Miike keeps the story moving with multiple changes in transport modes and several stunning set pieces
Three months after his seven-year-old granddaughter is raped and murdered, aging media magnate Ninagawa (Yamazaki Tsutomo) offers a billion Yen to anyone who can kill the alleged perpetrator, Kiyomaru Kunhide (Fujiwara Tatsuya). The impact of the reward turns a sizeable slice of the Japanese population into potential killers. So isolated and exposed is Kiyomaru that despite having recently emerged from jail for an earlier sexual offence, Kiyomaru turns himself into Fukuoka’s police headquarters for his own safety. Unfortunately for Kiyomaru, the danger is scarcely lessened by being in custody; many police are just as tempted by the huge reward as the rest of the Japanese population. In response to the wave of vigilantism, Prefectural and National police forces co-operate to assemble a team of its most trustworthy officers to escort the accused from Fukuoka to Tokyo.
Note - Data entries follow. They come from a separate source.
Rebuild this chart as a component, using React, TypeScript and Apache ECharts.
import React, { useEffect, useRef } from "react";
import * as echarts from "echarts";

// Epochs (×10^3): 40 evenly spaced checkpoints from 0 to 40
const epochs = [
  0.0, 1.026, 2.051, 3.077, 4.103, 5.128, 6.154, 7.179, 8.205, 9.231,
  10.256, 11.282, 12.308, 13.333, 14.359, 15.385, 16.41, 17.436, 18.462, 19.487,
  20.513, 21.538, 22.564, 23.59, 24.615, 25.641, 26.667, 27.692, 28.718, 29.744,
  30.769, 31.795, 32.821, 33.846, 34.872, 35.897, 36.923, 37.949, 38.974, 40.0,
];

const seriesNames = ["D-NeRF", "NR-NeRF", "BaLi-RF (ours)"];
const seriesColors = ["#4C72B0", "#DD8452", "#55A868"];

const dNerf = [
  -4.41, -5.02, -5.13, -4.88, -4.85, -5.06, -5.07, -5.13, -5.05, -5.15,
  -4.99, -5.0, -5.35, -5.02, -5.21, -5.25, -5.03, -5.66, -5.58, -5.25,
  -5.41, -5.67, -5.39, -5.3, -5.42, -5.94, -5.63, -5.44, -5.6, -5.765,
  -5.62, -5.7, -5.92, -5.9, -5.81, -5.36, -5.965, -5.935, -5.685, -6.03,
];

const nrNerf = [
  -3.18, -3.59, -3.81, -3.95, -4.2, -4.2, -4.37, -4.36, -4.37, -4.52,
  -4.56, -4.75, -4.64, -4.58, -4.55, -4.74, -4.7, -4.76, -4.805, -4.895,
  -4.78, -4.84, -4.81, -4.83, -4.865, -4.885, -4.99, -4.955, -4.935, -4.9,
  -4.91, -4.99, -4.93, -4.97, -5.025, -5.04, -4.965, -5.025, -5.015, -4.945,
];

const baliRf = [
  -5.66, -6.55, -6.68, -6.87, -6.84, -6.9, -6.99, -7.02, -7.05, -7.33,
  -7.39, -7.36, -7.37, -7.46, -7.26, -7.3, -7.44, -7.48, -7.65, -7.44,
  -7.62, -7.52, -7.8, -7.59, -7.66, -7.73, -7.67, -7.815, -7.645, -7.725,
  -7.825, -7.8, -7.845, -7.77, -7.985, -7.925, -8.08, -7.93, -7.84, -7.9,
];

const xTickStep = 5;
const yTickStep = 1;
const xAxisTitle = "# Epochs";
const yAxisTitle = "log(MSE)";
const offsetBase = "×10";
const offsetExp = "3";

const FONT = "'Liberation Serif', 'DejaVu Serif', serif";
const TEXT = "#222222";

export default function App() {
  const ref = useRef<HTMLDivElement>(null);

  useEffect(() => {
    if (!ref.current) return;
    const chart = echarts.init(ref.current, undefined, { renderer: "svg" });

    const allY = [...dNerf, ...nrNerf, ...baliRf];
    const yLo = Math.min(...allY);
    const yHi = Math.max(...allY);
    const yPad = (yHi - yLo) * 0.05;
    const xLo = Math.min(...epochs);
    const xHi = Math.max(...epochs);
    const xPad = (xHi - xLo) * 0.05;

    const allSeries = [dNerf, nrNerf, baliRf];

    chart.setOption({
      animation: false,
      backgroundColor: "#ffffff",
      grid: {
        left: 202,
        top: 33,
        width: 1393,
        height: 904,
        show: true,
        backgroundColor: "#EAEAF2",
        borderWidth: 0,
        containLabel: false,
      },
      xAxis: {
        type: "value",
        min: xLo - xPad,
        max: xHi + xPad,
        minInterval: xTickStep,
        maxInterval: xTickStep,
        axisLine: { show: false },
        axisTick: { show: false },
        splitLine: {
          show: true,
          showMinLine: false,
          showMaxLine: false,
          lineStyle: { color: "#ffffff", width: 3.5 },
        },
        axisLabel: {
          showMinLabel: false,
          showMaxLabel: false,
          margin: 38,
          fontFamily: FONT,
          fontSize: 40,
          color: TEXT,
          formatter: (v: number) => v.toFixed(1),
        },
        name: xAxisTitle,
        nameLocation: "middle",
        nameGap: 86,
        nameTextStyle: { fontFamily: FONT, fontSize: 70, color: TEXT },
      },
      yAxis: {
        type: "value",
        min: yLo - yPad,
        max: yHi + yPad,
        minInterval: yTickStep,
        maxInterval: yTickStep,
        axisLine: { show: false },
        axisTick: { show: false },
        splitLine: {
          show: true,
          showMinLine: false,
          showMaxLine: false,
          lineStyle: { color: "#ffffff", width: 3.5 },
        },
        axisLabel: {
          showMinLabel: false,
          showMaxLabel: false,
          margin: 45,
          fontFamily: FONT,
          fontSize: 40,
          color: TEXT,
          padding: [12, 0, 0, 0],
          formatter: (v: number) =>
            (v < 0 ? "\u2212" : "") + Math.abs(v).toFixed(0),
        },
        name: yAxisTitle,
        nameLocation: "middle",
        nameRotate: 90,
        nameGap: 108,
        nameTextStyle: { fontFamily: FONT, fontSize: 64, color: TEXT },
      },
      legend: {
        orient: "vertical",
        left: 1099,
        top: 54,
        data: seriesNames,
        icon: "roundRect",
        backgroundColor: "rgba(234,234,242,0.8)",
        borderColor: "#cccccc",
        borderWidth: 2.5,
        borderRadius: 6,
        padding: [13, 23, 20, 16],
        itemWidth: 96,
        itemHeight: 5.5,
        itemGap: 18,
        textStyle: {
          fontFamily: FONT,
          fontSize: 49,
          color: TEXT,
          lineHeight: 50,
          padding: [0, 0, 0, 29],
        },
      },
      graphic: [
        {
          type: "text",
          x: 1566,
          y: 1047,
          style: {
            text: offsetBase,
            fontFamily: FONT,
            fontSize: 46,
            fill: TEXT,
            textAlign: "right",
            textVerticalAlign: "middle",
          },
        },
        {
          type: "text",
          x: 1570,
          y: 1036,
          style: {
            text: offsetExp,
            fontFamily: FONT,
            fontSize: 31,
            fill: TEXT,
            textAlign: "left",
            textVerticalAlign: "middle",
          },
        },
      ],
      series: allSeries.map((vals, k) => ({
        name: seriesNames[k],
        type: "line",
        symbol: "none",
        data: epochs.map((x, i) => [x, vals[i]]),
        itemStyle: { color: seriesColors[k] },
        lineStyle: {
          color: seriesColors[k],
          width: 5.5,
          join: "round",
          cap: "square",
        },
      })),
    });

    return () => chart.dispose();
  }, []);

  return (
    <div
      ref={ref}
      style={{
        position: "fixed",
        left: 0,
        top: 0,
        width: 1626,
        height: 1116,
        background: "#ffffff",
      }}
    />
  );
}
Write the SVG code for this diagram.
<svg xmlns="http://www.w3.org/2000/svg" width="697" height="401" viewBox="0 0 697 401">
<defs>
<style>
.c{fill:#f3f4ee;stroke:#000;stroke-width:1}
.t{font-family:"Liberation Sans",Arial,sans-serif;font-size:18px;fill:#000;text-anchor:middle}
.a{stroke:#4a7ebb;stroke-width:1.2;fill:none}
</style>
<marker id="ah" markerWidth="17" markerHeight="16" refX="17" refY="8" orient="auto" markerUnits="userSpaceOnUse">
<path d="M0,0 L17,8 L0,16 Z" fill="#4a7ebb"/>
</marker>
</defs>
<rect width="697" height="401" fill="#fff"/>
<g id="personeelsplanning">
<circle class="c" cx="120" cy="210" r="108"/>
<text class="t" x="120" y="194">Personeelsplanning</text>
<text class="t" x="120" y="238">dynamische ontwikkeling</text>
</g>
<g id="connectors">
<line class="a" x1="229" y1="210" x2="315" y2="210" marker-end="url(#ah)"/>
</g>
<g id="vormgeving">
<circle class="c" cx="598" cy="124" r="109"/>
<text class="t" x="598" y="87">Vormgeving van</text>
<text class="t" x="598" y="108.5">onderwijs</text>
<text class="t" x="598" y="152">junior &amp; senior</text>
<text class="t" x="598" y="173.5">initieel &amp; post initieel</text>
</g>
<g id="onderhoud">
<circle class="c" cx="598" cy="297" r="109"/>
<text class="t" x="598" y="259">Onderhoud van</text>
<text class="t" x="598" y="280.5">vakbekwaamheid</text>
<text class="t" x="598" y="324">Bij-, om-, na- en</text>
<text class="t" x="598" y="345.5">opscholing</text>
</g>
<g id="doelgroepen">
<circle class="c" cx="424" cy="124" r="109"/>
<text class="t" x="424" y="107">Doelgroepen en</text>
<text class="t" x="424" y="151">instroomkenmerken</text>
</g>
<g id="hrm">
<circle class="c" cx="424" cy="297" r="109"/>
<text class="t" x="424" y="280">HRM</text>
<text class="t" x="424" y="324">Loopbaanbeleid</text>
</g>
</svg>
Head of the team is prematurely widowed Tokyo detective, Mekari Kazuki (Osawa Takao), who is an embodiment of the honourable Japanese tradition of fairness and etiquette as well as being a crack shot. His rival on the Tokyo force, Shiraiwa Atsuko (Matsushima Nanako), an expert markswoman, is also selected. The duo are paired with Prefectural cops, hot-headed Sekiya Kenji (Ibu Masato) and his more even-tempered mentor Okamura Takeshi (Kishitani Goro).
When an airport mechanic sabotages a plane, the group decide to move Kiyomaru via an armoured vehicle surrounded by a many car-deep convoy. However, this not only attracts unwanted attention, but the wall of police vehicles has the unwanted effect of providing a cover for maverick officers who wish to take the law (and the reward) into their own hands.
Working from a novel by Kuichi Kazuhiro, adapted by Hayashi Tamio, Miike keeps the story moving with multiple changes in transport modes and several stunning set pieces including a bullet-bouncing shoot-out in the corridors of a shinkansen train and a Duel-like attack by a rampaging truck.
A cornerstone of the film’s tension is Fujiwara’s malevolent performance as the paedophile. Swooningly sweet-faced and carrying an air of vulnerability, Fujiwara also convincingly communicates the predatory nature of his sickness and his lack of empathy about anything beyond his own needs and desires.
While Fujiwara offers a unifying persona to fear and despise, the film also creates an air of mutual suspicion as it becomes apparent that one of the quartet of protectors is secretly leaking their location and vehicle information to media magnate Ninagawa. Ninagawa then uses the information on his media outlets to incite the Japanese population to attack. The observant will realise relatively early as to the identity of the traitor, but Miike keeps things moving so fast that the knowledge does little to impede the plot’s momentum or the film’s enjoyment. Shield of Straw is a confronting crime thriller that strikes at the heart of the dysfunctional desires that lurk underneath Japan’s ordered surface. And it cracks like a whip.